Jar is the new lamp he conceived for Lasvit, a very flexible and open project that is mainly meant for public spaces. Even though it is completely handmade in the most traditional furnaces of Nový Bor, there's a very clear and strong digital allure. In fact the presentation of this collection will be based on the RGB color model, allowing users to create an interesting range of combinations. At the factory, we discussed with Levy the origin and the evolution of his new piece.
You say that you want to create "ego-friendly" objects. What does that mean exactly?
Ego-friendly is my motto. It means that I create the tools, and the architects, the interior designers or the owners can interpret them and build what they like. Surprisingly enough, when you design objects and you see them not the way you did them exactly—not the way you choose the colors, not the exact finishings—in many cases you have interesting surprises. I remember when I started 20 years ago I was making lights from cardboard. I sent my mother a light and to protect it I packed it with plastic mesh. I traveled to Israel a few months later and I discovered she left it with the mesh, turned the light on and it looked amazing. For me it was a part of packaging, for her it was the lamp: this is ego-friendly.
What about the aspect of color? You went for a RGB color palette, a very basic solution that, depending on how you combine the single elements, can create almost every color.

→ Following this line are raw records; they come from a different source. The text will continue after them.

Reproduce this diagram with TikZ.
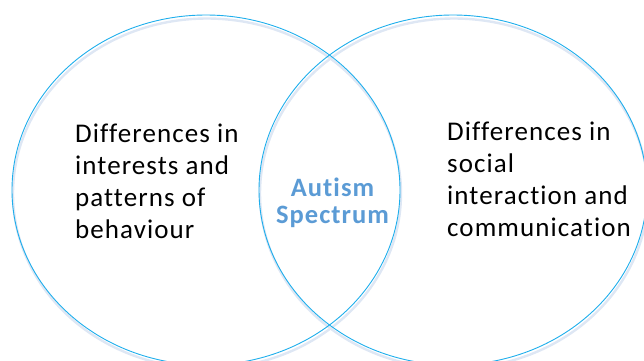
\documentclass[tikz,border=0pt]{standalone}
\usepackage{fontspec}
\setmainfont{Carlito}[LetterSpace=4, Ligatures={NoCommon,NoRare,NoContextual}]
\usetikzlibrary{shapes.geometric}

\definecolor{ringblue}{RGB}{30,174,236}
\definecolor{ringshade}{RGB}{222,231,244}
\definecolor{coreblue}{RGB}{91,155,213}

\begin{document}
\begin{tikzpicture}[x=1pt,y=-1pt,
  ring/.style={ellipse, draw=ringblue, line width=0.9pt,
    minimum width=388pt, minimum height=350pt, inner sep=0pt},
  ringglow/.style={ellipse, draw=ringshade, line width=2.4pt,
    minimum width=388pt, minimum height=350pt, inner sep=0pt},
  sidetext/.style={anchor=north west, align=left, inner sep=0pt,
    font=\fontsize{27}{32}\selectfont},
  coretext/.style={anchor=north, align=center, inner sep=0pt,
    font=\bfseries\fontsize{26.5}{27}\selectfont, text=coreblue}]
  \useasboundingbox (0,0) rectangle (644,360);
  \clip (0,0) rectangle (644,360);

  % soft shadows under the two sets
  \node[ringglow] (leftglow)  at (207,193.5) {};
  \node[ringglow] (rightglow) at (454,193.5) {};

  % the two overlapping sets
  \node[ring] (leftset)  at (206,190) {};
  \node[ring] (rightset) at (453,190) {};

  % labels
  \node[sidetext] (behaviour) at (75,124)
    {Differences in\\interests and\\patterns of\\behaviour};
  \node[sidetext] (social) at (447,122)
    {Differences in\\social\\interaction and\\communication};
  \node[coretext] (core) at (332.5,177.5) {Autism\\Spectrum};
\end{tikzpicture}
\end{document}
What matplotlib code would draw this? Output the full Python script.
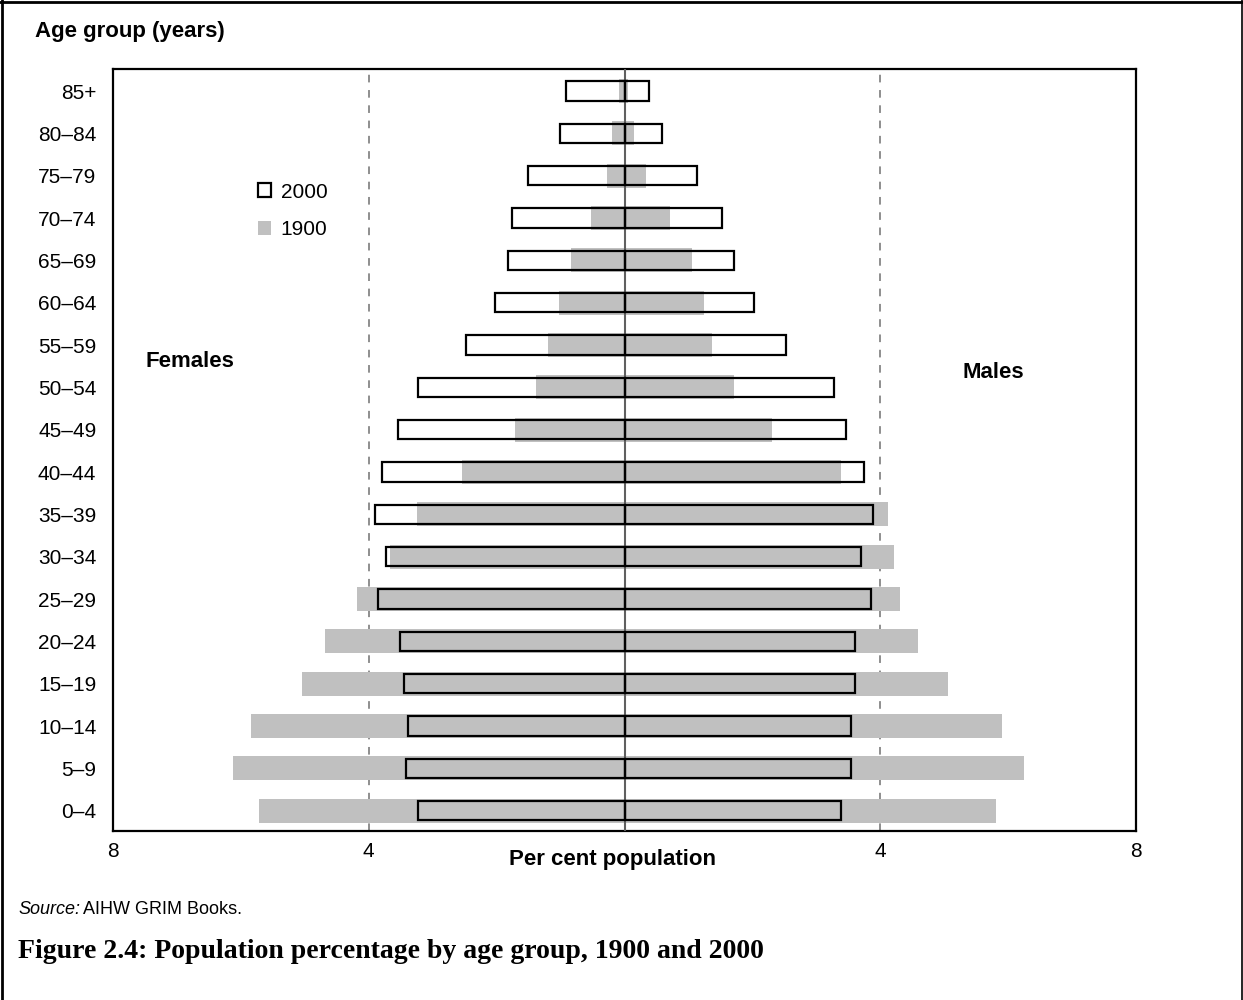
import matplotlib
matplotlib.use("Agg")
import matplotlib.pyplot as plt
from matplotlib.patches import Patch
from matplotlib.lines import Line2D
import numpy as np

age_groups = ['0–4', '5–9', '10–14', '15–19', '20–24', '25–29', '30–34', '35–39',
              '40–44', '45–49', '50–54', '55–59', '60–64', '65–69', '70–74',
              '75–79', '80–84', '85+']
female_2000 = [3.23, 3.41, 3.38, 3.45, 3.51, 3.85, 3.73, 3.91, 3.79, 3.54,
               3.23, 2.48, 2.03, 1.82, 1.76, 1.51, 1.01, 0.92]
male_2000 = [3.38, 3.54, 3.54, 3.60, 3.60, 3.85, 3.70, 3.88, 3.75, 3.47,
             3.28, 2.53, 2.03, 1.72, 1.53, 1.13, 0.59, 0.38]
female_1900 = [5.72, 6.13, 5.84, 5.04, 4.69, 4.19, 3.66, 3.25, 2.54, 1.72,
               1.38, 1.19, 1.03, 0.84, 0.53, 0.28, 0.19, 0.09]
male_1900 = [5.81, 6.25, 5.91, 5.06, 4.59, 4.31, 4.22, 4.12, 3.38, 2.30,
             1.71, 1.37, 1.25, 1.06, 0.71, 0.34, 0.15, 0.05]
x_ticks = [-8, -4, 4, 8]
x_tick_labels = ['8', '4', '4', '8']

plt.rcParams['font.family'] = ['Liberation Sans', 'DejaVu Sans']

GRAY = '#c0c0c0'
fig = plt.figure(figsize=(12.43, 10), dpi=100)
ax = fig.add_axes([113/1243, 1-831/1000, 1023/1243, 762/1000])

y = np.arange(len(age_groups))
fneg_2000 = [-v for v in female_2000]
fneg_1900 = [-v for v in female_1900]

# dashed reference lines
for xv in (-4, 4):
    ax.axvline(xv, color='#707070', lw=1.1, ls=(0, (5, 5)), zorder=1)

box_h = 0.45
gray_h = 0.56
# white fill of 2000 boxes
ax.barh(y, fneg_2000, height=box_h, color='white', edgecolor='none', zorder=2)
ax.barh(y, male_2000, height=box_h, color='white', edgecolor='none', zorder=2)
# 1900 gray bars
ax.barh(y, fneg_1900, height=gray_h, color=GRAY, edgecolor='none', zorder=3)
ax.barh(y, male_1900, height=gray_h, color=GRAY, edgecolor='none', zorder=3)
# center line
ax.axvline(0, color='#606060', lw=1.5, zorder=3.5)
# 2000 outlines
ax.barh(y, fneg_2000, height=box_h, color='none', edgecolor='black', lw=1.6, zorder=4)
ax.barh(y, male_2000, height=box_h, color='none', edgecolor='black', lw=1.6, zorder=4)

ax.set_xlim(-8, 8)
ax.set_ylim(-0.48, 17.52)
ax.set_yticks(y)
ax.set_yticklabels(age_groups, fontsize=15)
ax.set_xticks(x_ticks)
ax.set_xticklabels(x_tick_labels, fontsize=15)
ax.tick_params(axis='both', length=0)
ax.tick_params(axis='y', pad=12)
ax.tick_params(axis='x', pad=8)
for s in ax.spines.values():
    s.set_linewidth(1.6)
    s.set_color('black')

# legend
handles = [Patch(facecolor='white', edgecolor='black', lw=1.6, label='2000'),
           Patch(facecolor=GRAY, edgecolor='none', label='1900')]
ax.legend(handles=handles, loc='upper left', bbox_to_anchor=(0.1415, 0.851),
          frameon=False, fontsize=15, handlelength=0.65, handleheight=0.65,
          handletextpad=0.45, labelspacing=0.9, borderpad=0, borderaxespad=0)

ax.text(0.0753, 0.6155, 'Females', transform=ax.transAxes, ha='center', va='center',
        fontsize=16, fontweight='bold')
ax.text(0.861, 0.602, 'Males', transform=ax.transAxes, ha='center', va='center',
        fontsize=16, fontweight='bold')
ax.text(0.488, -0.038, 'Per cent population', transform=ax.transAxes, ha='center',
        va='center', fontsize=16, fontweight='bold')

fig.text(35/1243, 1-31/1000, 'Age group (years)', ha='left', va='center',
         fontsize=16, fontweight='bold')

t1 = fig.text(18/1243, 1-909/1000, 'Source:', ha='left', va='center',
              fontsize=13, fontstyle='italic')
fig.canvas.draw()
bb = t1.get_window_extent()
fig.text(bb.x1/1243 + 3/1243, 1-909/1000, 'AIHW GRIM Books.', ha='left', va='center',
         fontsize=13)

fig.text(18/1243, 1-951/1000, 'Figure 2.4: Population percentage by age group, 1900 and 2000',
         ha='left', va='center', fontsize=20, fontweight='bold',
         family=['Liberation Serif', 'DejaVu Serif'])

# figure border (left, top, right)
fig.add_artist(Line2D([1.5/1243, 1.5/1243], [0, 1], color='black', lw=2,
                      transform=fig.transFigure))
fig.add_artist(Line2D([0, 1], [1-1.5/1000, 1-1.5/1000], color='black', lw=2,
                      transform=fig.transFigure))
fig.add_artist(Line2D([1-1/1243, 1-1/1243], [0, 1], color='black', lw=1.2,
                      transform=fig.transFigure))

fig.savefig('out.png', dpi=100)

It's a basic solution for an endless number of interpretations. I think that color is a question of personal taste; anyone can tell me what's a beautiful color to them. I think it's a great possibility to give color variations and a wide range for people to use. If the concept of the light of the object is color-free, then it works in almost every color. If a Ferrari is put in pink it doesn't work. It is important and relative to integrate that thought about the color potential within the design. Jar is about how the the colors interact with each other with see-through effects and with the light, both natural and artificial.
The shape of Jar is very iconic, clean and may recall the shape of a glass bottle. Was that the starting point?
Actually this configuration seems but doesn't have the proportions of a bottle. For me it's a little more technical and sharp, more like a gas cylinder or a diving tank.
Why did you choose such delicate and pale shades to present at Salone in Milan?
I wanted it to be see-through. I like it when it's lit but also when it's not. The object benefits from the surroundings and changes according to the background. If you have a red wall or a Malevich painting, that shines through the piece and creates a new shade.
There's a very famous book by Leo Lionni called "Little Blue and Little Yellow." Jar is not really homage to the book, but it's a sort of primitive but very intelligent primal understanding of what the eye would see, understand and benefit. I wanted that level of sophistication, without powerful opaque colors, that if the environment changes, they don't change. It's like a rainbow: it's transparent, but all the colors are there. There's a sensation of magic in it, it's there without being there.
And we come back to the idea of ego-friendly, since there's more room for interpretation. We are more than open to personalizations. I would love to have someone who wants only olive green or orange or whatever, or different color appearances, or someone who wants to open a restaurant and only create gradients from black to white. I've just created the toolbox for people to use and I think that people could take this opportunity.